Shelties have their own potential problems to look out for too. They key here is education. Know the questions to ask!
Some of these can be avoided by screening the breeder where you buy. Rescues will generally have their adoption candidates thoroughly checked over by a vet.
But regardless whether prone to the Shetland sheepdogs or just a health concern for our loyal little friends, it good to be informed.

Let's look at these concerns by "area".
eyes -

Other general eye problems can include things like conjunctivitis, runny eyes or itchy eyes.
ears -
Shelties are not necessarily prone to ear troubles but as with all breeds, issues can occur and good ear care should practiced.
skin -
Sheltie itchy skin, like any dog's itchy skin or even your own, can be caused by a variety of problems.
Some of these causes are external like fleas and ticks and other insect bites or stings, of course mosquito bites can cause heart worms.
Others can be from internal issues such as ingesting parasites, like tape worms or being exposed to hookworms.
Then there are allergies, such as allergies to pollen and other airborne particles or food allergies.
Shelties, and other breeds, can suffer from a disorder called,hypothyroidism also known as low thyroid . A condition that can misdiagnosed as a skin allergy.
The health of the dog's skin is indicative of sheltie health.

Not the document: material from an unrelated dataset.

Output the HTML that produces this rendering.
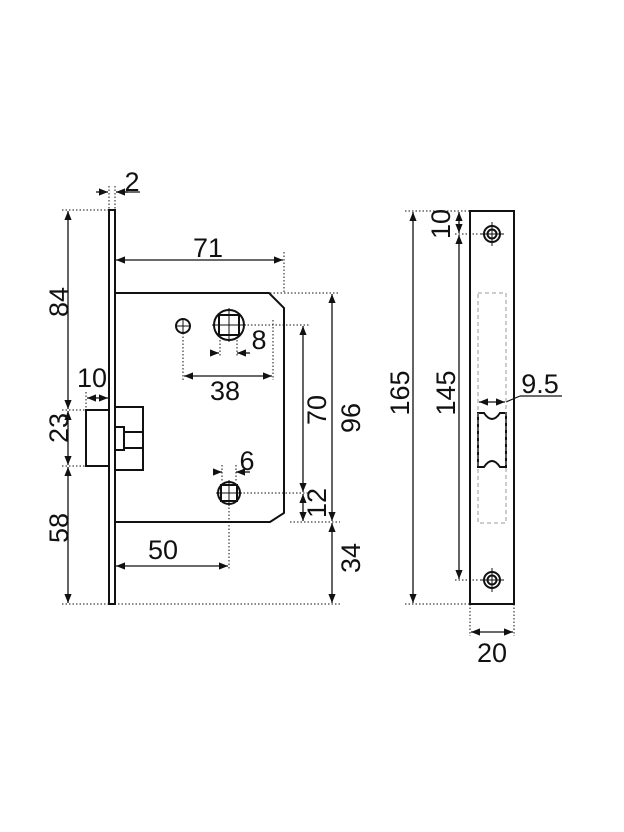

Chronic itchy skin can be a real problem too because it can lead to hot spots.
Dermatomyositis is a very serious skin disease. It can be misdiagnosed asmange in this case canine mange, since mange can occur in other animals as well.
teeth -
You need to keep an eye on your sheltie's teeth. I guess it depends on the dog, just like in people, I suppose. Some get tarter and plaque more than others. Care for Shetland Sheepdog teeth is no different than generalcare of dog teeth.
anal glands -
Anal glands are part of your dog's anatomy. They can experience problems. A typical symptom of an anal gland problem is when the dog starts to scoot.
But I know that hearing this kind of stuff can be scary for the Sheltie shopper. You just need to be aware and be on the look out for any issues. Learn the right questions to ask. Educate yourself and you are in the right place for that!

Shetland Sheepdog Care

As with other breeds, shetland sheepdog care has its own guidelines. Dog care in general is common across breeds but each breed has its own specific requirements.
Shetland sheepdogs are part of the herding group, so they are a working dog. Working dogs like challenges and shelties, in particular, have a strong desire to please.
They are also very sensitive to the emotional state of those around them. My sheltie, Murphy, always displays concern or stress when someone is upset. This is particularly true if its my wife, to whom he is the closest. This behavior might manifest itself as a depressed look and posture, bring a toy or extra attention. My wife and I rarely disagree in a loud fashion but if Murphy thinks my tone isn't what it should be he lets me know.
Its a good idea to have a nice safe area for a sheltie to run free in, like a fenced yard. Its nice for them to have challenges and entertainment such as playing with the kids or agility equipment. If you want to see some nice agility picture of Murphy's "clan" check out these agility pictures.
A nice walk a few times a week is nice too, I don't think a sheltie can ever have too many walks! Remember a well exercised and mentally stimulated dog is better behaved and less barky.